→ **WRITTEN PROBLEM**: Reproduce the lines below exactly, from the one containing "What matplotlib code" through the one containing "import numpy as np", both included. Leave out any pictures.

→ **THE RECORDS**:

_ _ _ _

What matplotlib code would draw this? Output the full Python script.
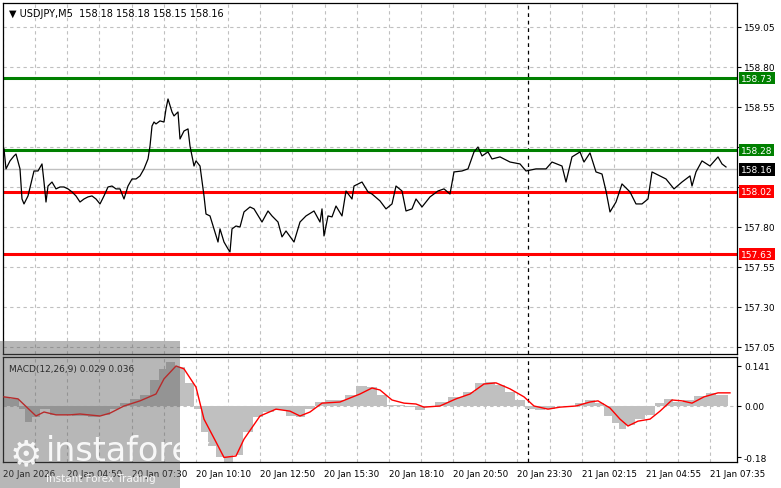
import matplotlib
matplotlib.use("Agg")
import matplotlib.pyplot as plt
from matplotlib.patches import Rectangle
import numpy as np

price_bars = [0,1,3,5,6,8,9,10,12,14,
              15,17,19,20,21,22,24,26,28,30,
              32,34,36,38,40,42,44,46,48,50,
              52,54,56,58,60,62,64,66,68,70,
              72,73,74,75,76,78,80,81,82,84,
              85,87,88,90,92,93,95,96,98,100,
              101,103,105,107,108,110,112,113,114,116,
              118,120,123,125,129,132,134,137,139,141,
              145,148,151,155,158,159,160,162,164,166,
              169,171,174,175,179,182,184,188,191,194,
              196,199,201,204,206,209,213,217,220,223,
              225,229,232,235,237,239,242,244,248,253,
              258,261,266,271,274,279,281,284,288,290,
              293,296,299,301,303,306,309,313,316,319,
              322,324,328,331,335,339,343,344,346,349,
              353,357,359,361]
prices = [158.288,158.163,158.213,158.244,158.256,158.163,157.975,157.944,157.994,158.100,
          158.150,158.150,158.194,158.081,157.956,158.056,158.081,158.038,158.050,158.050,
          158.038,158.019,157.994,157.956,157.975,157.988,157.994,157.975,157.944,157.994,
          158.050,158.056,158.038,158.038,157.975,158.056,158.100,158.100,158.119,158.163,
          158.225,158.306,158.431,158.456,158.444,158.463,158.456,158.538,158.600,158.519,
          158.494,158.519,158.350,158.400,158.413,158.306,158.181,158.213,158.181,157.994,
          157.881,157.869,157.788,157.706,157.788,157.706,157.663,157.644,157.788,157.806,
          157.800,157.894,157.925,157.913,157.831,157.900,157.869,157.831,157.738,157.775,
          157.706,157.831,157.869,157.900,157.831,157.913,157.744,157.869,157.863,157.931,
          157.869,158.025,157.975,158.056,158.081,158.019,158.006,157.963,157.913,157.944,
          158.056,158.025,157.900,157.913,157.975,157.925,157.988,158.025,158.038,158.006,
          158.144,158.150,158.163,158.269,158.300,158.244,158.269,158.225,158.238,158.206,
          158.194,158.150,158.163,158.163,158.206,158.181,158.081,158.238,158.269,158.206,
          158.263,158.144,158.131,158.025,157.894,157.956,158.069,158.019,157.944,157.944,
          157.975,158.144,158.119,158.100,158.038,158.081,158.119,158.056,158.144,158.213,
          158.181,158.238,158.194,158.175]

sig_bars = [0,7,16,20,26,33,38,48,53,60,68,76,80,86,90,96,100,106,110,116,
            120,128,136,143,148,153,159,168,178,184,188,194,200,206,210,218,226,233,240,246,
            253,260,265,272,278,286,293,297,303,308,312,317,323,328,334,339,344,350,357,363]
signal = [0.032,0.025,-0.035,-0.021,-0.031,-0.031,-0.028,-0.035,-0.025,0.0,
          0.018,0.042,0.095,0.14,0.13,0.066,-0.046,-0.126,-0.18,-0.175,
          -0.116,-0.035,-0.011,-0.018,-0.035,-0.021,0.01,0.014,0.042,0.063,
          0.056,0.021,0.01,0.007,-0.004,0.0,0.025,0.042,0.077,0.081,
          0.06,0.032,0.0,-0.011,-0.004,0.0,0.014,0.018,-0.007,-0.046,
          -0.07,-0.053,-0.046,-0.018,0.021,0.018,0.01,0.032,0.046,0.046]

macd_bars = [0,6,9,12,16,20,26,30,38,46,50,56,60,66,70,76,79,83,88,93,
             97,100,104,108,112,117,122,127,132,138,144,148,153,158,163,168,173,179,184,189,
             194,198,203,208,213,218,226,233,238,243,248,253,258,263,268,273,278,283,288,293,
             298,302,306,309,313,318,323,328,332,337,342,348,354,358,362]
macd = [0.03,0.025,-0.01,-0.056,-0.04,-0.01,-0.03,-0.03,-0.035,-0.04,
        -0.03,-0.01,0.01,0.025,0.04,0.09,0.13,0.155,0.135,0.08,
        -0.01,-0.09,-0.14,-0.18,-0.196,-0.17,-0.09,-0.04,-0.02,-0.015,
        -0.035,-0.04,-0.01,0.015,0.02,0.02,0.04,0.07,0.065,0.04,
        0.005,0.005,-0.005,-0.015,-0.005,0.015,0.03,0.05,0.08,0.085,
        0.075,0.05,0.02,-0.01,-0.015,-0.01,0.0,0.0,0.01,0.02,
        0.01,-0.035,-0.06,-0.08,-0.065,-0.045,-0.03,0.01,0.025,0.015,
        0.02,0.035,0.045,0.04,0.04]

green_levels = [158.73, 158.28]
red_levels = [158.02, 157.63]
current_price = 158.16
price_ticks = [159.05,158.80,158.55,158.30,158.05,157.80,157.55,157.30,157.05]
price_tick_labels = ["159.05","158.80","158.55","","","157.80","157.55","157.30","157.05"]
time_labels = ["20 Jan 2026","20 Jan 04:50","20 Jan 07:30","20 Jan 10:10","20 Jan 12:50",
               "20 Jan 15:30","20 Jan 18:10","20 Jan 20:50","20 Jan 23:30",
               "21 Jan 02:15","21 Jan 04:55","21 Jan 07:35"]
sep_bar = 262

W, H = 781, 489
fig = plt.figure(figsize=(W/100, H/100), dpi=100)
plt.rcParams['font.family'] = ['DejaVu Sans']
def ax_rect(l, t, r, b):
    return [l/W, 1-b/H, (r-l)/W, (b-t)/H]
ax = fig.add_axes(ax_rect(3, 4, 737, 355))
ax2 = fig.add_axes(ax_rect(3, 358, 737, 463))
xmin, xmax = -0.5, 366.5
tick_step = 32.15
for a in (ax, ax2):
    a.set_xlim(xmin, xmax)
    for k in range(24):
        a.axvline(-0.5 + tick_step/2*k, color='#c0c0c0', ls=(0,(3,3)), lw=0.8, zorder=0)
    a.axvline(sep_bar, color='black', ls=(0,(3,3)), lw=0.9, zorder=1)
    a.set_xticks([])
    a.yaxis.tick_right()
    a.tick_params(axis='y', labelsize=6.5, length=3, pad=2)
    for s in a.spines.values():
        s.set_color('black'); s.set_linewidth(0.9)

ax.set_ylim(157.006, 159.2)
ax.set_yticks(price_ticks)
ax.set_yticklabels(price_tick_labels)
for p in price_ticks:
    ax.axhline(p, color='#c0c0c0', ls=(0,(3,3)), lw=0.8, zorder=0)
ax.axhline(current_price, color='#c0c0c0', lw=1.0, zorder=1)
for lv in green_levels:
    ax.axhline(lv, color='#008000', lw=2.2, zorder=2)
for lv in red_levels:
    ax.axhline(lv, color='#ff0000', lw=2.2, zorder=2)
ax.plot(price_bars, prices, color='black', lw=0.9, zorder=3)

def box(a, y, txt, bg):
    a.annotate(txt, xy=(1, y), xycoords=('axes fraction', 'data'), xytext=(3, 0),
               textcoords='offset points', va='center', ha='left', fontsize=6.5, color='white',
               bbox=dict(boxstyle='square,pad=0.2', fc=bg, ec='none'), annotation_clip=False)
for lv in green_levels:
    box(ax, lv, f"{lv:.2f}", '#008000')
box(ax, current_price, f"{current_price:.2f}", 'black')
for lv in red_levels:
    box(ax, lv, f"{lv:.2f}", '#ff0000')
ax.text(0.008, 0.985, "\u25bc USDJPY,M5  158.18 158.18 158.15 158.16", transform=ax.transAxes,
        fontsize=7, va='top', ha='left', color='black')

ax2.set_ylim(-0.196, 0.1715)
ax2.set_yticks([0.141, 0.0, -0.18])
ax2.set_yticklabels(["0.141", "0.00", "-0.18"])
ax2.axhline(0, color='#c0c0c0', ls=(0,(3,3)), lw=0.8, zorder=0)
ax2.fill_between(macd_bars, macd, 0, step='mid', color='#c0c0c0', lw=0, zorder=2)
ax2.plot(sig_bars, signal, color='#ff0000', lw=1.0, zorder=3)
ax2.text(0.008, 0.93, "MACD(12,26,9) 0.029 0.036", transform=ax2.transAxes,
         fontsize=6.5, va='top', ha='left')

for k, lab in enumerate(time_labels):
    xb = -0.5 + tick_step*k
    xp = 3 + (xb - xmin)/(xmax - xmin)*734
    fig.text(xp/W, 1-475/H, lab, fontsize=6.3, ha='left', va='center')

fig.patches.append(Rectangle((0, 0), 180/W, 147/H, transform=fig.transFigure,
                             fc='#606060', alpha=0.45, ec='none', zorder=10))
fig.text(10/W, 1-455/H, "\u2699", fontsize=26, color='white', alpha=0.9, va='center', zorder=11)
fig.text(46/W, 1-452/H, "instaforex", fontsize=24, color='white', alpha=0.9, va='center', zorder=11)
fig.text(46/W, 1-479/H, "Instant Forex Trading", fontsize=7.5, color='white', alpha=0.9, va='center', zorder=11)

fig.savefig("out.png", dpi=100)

_ _ _ _

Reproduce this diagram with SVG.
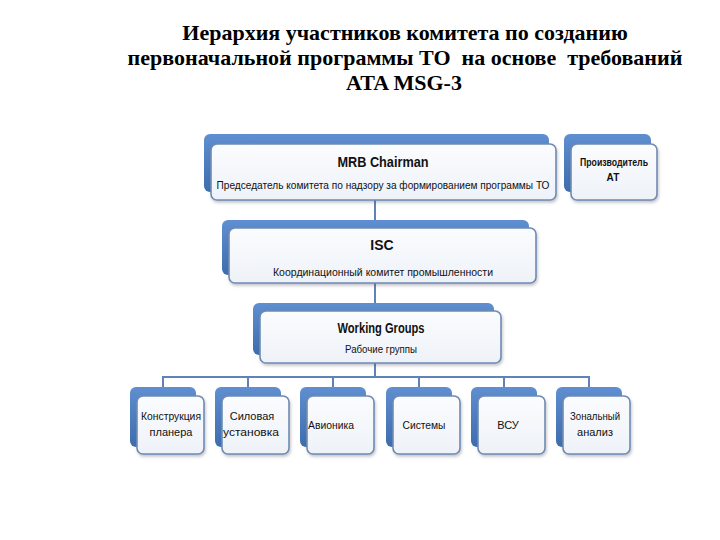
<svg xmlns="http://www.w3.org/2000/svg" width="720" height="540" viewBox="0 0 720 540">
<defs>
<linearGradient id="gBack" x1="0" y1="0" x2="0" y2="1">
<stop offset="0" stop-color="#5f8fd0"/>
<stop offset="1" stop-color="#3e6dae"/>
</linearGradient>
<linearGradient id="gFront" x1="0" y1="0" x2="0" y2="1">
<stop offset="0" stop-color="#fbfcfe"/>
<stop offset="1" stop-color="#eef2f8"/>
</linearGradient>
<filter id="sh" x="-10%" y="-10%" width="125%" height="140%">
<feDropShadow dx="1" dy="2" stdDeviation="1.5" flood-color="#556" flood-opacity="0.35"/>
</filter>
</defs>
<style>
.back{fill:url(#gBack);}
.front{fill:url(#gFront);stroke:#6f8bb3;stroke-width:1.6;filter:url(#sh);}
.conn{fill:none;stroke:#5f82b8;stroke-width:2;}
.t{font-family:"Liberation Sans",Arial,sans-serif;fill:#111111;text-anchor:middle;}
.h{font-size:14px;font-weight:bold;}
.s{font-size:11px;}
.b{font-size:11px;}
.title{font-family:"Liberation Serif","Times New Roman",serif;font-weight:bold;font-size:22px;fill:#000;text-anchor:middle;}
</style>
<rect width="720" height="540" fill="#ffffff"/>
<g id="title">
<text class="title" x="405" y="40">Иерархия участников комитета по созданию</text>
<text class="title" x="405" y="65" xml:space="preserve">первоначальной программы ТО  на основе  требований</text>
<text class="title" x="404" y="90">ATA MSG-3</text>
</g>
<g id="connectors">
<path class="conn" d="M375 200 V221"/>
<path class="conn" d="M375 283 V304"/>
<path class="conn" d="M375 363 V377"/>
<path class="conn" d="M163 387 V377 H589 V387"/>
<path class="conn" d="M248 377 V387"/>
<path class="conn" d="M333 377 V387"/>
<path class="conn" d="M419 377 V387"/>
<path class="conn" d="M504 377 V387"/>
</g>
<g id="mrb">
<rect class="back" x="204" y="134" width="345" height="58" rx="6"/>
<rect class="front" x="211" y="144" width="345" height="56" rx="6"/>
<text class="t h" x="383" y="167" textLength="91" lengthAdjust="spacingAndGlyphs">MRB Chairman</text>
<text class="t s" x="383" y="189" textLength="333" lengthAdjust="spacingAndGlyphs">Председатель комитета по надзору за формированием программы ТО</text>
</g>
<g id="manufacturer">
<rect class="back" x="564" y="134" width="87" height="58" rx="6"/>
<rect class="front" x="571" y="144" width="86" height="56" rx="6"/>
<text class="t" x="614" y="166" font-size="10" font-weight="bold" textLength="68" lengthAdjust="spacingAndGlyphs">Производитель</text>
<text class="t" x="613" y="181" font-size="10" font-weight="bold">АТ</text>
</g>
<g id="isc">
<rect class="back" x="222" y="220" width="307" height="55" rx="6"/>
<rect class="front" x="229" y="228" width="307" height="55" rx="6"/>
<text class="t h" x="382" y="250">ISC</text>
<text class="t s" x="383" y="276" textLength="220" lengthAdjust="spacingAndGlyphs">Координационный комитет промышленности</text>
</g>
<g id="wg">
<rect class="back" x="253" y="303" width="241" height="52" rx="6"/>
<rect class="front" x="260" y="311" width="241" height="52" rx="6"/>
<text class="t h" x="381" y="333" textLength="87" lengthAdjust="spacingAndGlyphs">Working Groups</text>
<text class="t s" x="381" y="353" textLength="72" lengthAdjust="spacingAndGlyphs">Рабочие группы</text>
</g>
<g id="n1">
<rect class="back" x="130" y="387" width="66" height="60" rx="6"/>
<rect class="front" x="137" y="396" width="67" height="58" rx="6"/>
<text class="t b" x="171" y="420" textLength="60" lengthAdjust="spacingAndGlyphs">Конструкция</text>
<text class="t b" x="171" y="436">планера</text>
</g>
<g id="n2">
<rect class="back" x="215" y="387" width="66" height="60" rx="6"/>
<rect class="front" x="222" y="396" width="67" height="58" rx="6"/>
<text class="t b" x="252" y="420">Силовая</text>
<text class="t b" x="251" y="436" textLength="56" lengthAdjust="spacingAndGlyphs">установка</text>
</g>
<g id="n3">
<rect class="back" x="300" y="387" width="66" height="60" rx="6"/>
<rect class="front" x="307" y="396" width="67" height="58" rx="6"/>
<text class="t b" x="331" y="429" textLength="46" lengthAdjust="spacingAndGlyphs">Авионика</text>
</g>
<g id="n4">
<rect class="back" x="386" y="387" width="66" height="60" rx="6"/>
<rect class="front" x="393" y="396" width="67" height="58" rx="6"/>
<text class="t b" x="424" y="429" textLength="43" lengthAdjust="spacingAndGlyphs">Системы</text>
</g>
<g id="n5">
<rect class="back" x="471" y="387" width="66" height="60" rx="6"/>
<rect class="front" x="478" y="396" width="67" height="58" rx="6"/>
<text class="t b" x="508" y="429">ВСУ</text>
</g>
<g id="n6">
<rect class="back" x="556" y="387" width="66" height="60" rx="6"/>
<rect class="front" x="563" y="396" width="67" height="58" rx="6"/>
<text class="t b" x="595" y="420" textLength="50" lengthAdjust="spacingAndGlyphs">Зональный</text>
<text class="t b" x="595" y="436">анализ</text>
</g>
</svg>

_ _ _ _

→ **FINAL RESULT**:
What matplotlib code would draw this? Output the full Python script.
import matplotlib
matplotlib.use("Agg")
import matplotlib.pyplot as plt
from matplotlib.patches import Rectangle
import numpy as np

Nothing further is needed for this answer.